** Begin Supplied information **

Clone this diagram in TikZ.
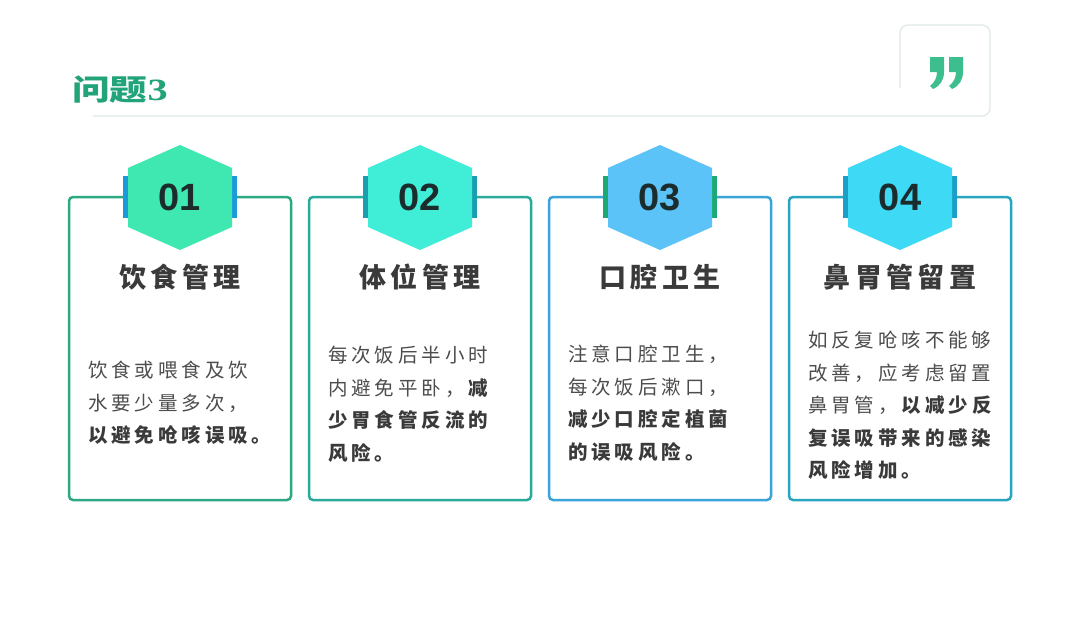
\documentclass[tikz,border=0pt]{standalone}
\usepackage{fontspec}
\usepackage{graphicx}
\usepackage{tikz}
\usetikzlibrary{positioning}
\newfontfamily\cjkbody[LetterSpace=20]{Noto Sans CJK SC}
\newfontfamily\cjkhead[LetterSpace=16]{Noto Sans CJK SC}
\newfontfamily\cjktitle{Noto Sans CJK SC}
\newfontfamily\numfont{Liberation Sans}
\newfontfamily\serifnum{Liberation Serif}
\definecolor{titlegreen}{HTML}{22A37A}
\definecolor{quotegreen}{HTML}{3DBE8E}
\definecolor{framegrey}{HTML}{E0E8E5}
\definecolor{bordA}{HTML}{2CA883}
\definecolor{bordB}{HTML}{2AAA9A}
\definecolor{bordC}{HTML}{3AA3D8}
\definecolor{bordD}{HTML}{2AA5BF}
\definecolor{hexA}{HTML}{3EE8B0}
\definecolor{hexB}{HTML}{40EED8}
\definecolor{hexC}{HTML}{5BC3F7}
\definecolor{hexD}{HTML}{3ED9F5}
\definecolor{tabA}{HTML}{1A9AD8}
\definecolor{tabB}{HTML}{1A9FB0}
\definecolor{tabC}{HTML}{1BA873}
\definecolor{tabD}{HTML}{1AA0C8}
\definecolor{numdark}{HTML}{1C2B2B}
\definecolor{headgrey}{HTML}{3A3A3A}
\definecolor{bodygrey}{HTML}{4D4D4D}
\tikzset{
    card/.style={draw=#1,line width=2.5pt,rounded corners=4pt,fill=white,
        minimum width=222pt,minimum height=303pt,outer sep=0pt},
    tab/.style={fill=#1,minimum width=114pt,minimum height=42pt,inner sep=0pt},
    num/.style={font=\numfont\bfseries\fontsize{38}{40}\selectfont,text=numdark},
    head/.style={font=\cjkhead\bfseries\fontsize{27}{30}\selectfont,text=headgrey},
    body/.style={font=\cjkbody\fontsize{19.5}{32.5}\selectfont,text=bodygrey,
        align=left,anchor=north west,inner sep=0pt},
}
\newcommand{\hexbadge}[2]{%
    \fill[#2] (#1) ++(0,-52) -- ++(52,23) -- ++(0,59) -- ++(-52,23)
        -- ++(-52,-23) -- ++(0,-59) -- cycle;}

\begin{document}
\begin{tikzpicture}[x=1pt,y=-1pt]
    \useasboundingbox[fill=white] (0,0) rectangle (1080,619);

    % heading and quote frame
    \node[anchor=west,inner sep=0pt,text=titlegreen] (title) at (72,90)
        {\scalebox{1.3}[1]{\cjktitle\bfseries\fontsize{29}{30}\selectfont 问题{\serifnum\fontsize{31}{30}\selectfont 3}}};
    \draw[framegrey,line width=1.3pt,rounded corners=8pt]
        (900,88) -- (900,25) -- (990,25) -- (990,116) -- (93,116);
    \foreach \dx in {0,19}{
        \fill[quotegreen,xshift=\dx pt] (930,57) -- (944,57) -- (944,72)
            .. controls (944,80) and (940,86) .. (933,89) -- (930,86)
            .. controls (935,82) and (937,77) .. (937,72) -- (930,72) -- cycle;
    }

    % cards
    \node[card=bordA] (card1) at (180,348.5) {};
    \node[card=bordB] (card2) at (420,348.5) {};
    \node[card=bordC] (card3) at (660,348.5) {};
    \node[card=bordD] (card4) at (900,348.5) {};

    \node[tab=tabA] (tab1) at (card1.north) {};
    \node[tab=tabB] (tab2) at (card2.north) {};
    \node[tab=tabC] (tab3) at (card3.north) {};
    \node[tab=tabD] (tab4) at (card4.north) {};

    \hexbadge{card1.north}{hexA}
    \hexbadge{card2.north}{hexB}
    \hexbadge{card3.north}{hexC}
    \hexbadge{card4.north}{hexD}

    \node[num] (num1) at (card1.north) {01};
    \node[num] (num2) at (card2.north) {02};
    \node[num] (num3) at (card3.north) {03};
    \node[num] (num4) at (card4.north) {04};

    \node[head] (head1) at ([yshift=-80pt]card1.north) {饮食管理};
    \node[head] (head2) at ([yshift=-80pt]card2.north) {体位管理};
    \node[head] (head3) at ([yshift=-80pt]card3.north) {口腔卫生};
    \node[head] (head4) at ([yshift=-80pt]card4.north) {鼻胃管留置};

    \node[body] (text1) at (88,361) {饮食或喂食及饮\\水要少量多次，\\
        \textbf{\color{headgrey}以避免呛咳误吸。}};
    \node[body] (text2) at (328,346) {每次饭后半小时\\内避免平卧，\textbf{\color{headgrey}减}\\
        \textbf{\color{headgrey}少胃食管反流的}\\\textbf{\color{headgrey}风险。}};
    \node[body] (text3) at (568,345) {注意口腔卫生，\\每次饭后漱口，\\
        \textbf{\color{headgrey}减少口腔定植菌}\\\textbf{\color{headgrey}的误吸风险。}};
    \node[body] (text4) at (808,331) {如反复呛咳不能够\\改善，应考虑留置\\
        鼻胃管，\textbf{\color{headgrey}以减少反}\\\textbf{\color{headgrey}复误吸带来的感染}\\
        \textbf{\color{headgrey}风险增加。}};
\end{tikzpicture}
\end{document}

** End Supplied information **

What you will do: Set down all the data again exactly as above, pictures excluded.

Answer to this problem:
Clone this diagram in TikZ.
\documentclass[tikz,border=0pt]{standalone}
\usepackage{fontspec}
\usepackage{graphicx}
\usepackage{tikz}
\usetikzlibrary{positioning}
\newfontfamily\cjkbody[LetterSpace=20]{Noto Sans CJK SC}
\newfontfamily\cjkhead[LetterSpace=16]{Noto Sans CJK SC}
\newfontfamily\cjktitle{Noto Sans CJK SC}
\newfontfamily\numfont{Liberation Sans}
\newfontfamily\serifnum{Liberation Serif}
\definecolor{titlegreen}{HTML}{22A37A}
\definecolor{quotegreen}{HTML}{3DBE8E}
\definecolor{framegrey}{HTML}{E0E8E5}
\definecolor{bordA}{HTML}{2CA883}
\definecolor{bordB}{HTML}{2AAA9A}
\definecolor{bordC}{HTML}{3AA3D8}
\definecolor{bordD}{HTML}{2AA5BF}
\definecolor{hexA}{HTML}{3EE8B0}
\definecolor{hexB}{HTML}{40EED8}
\definecolor{hexC}{HTML}{5BC3F7}
\definecolor{hexD}{HTML}{3ED9F5}
\definecolor{tabA}{HTML}{1A9AD8}
\definecolor{tabB}{HTML}{1A9FB0}
\definecolor{tabC}{HTML}{1BA873}
\definecolor{tabD}{HTML}{1AA0C8}
\definecolor{numdark}{HTML}{1C2B2B}
\definecolor{headgrey}{HTML}{3A3A3A}
\definecolor{bodygrey}{HTML}{4D4D4D}
\tikzset{
    card/.style={draw=#1,line width=2.5pt,rounded corners=4pt,fill=white,
        minimum width=222pt,minimum height=303pt,outer sep=0pt},
    tab/.style={fill=#1,minimum width=114pt,minimum height=42pt,inner sep=0pt},
    num/.style={font=\numfont\bfseries\fontsize{38}{40}\selectfont,text=numdark},
    head/.style={font=\cjkhead\bfseries\fontsize{27}{30}\selectfont,text=headgrey},
    body/.style={font=\cjkbody\fontsize{19.5}{32.5}\selectfont,text=bodygrey,
        align=left,anchor=north west,inner sep=0pt},
}
\newcommand{\hexbadge}[2]{%
    \fill[#2] (#1) ++(0,-52) -- ++(52,23) -- ++(0,59) -- ++(-52,23)
        -- ++(-52,-23) -- ++(0,-59) -- cycle;}

\begin{document}
\begin{tikzpicture}[x=1pt,y=-1pt]
    \useasboundingbox[fill=white] (0,0) rectangle (1080,619);

    % heading and quote frame
    \node[anchor=west,inner sep=0pt,text=titlegreen] (title) at (72,90)
        {\scalebox{1.3}[1]{\cjktitle\bfseries\fontsize{29}{30}\selectfont 问题{\serifnum\fontsize{31}{30}\selectfont 3}}};
    \draw[framegrey,line width=1.3pt,rounded corners=8pt]
        (900,88) -- (900,25) -- (990,25) -- (990,116) -- (93,116);
    \foreach \dx in {0,19}{
        \fill[quotegreen,xshift=\dx pt] (930,57) -- (944,57) -- (944,72)
            .. controls (944,80) and (940,86) .. (933,89) -- (930,86)
            .. controls (935,82) and (937,77) .. (937,72) -- (930,72) -- cycle;
    }

    % cards
    \node[card=bordA] (card1) at (180,348.5) {};
    \node[card=bordB] (card2) at (420,348.5) {};
    \node[card=bordC] (card3) at (660,348.5) {};
    \node[card=bordD] (card4) at (900,348.5) {};

    \node[tab=tabA] (tab1) at (card1.north) {};
    \node[tab=tabB] (tab2) at (card2.north) {};
    \node[tab=tabC] (tab3) at (card3.north) {};
    \node[tab=tabD] (tab4) at (card4.north) {};

    \hexbadge{card1.north}{hexA}
    \hexbadge{card2.north}{hexB}
    \hexbadge{card3.north}{hexC}
    \hexbadge{card4.north}{hexD}

    \node[num] (num1) at (card1.north) {01};
    \node[num] (num2) at (card2.north) {02};
    \node[num] (num3) at (card3.north) {03};
    \node[num] (num4) at (card4.north) {04};

    \node[head] (head1) at ([yshift=-80pt]card1.north) {饮食管理};
    \node[head] (head2) at ([yshift=-80pt]card2.north) {体位管理};
    \node[head] (head3) at ([yshift=-80pt]card3.north) {口腔卫生};
    \node[head] (head4) at ([yshift=-80pt]card4.north) {鼻胃管留置};

    \node[body] (text1) at (88,361) {饮食或喂食及饮\\水要少量多次，\\
        \textbf{\color{headgrey}以避免呛咳误吸。}};
    \node[body] (text2) at (328,346) {每次饭后半小时\\内避免平卧，\textbf{\color{headgrey}减}\\
        \textbf{\color{headgrey}少胃食管反流的}\\\textbf{\color{headgrey}风险。}};
    \node[body] (text3) at (568,345) {注意口腔卫生，\\每次饭后漱口，\\
        \textbf{\color{headgrey}减少口腔定植菌}\\\textbf{\color{headgrey}的误吸风险。}};
    \node[body] (text4) at (808,331) {如反复呛咳不能够\\改善，应考虑留置\\
        鼻胃管，\textbf{\color{headgrey}以减少反}\\\textbf{\color{headgrey}复误吸带来的感染}\\
        \textbf{\color{headgrey}风险增加。}};
\end{tikzpicture}
\end{document}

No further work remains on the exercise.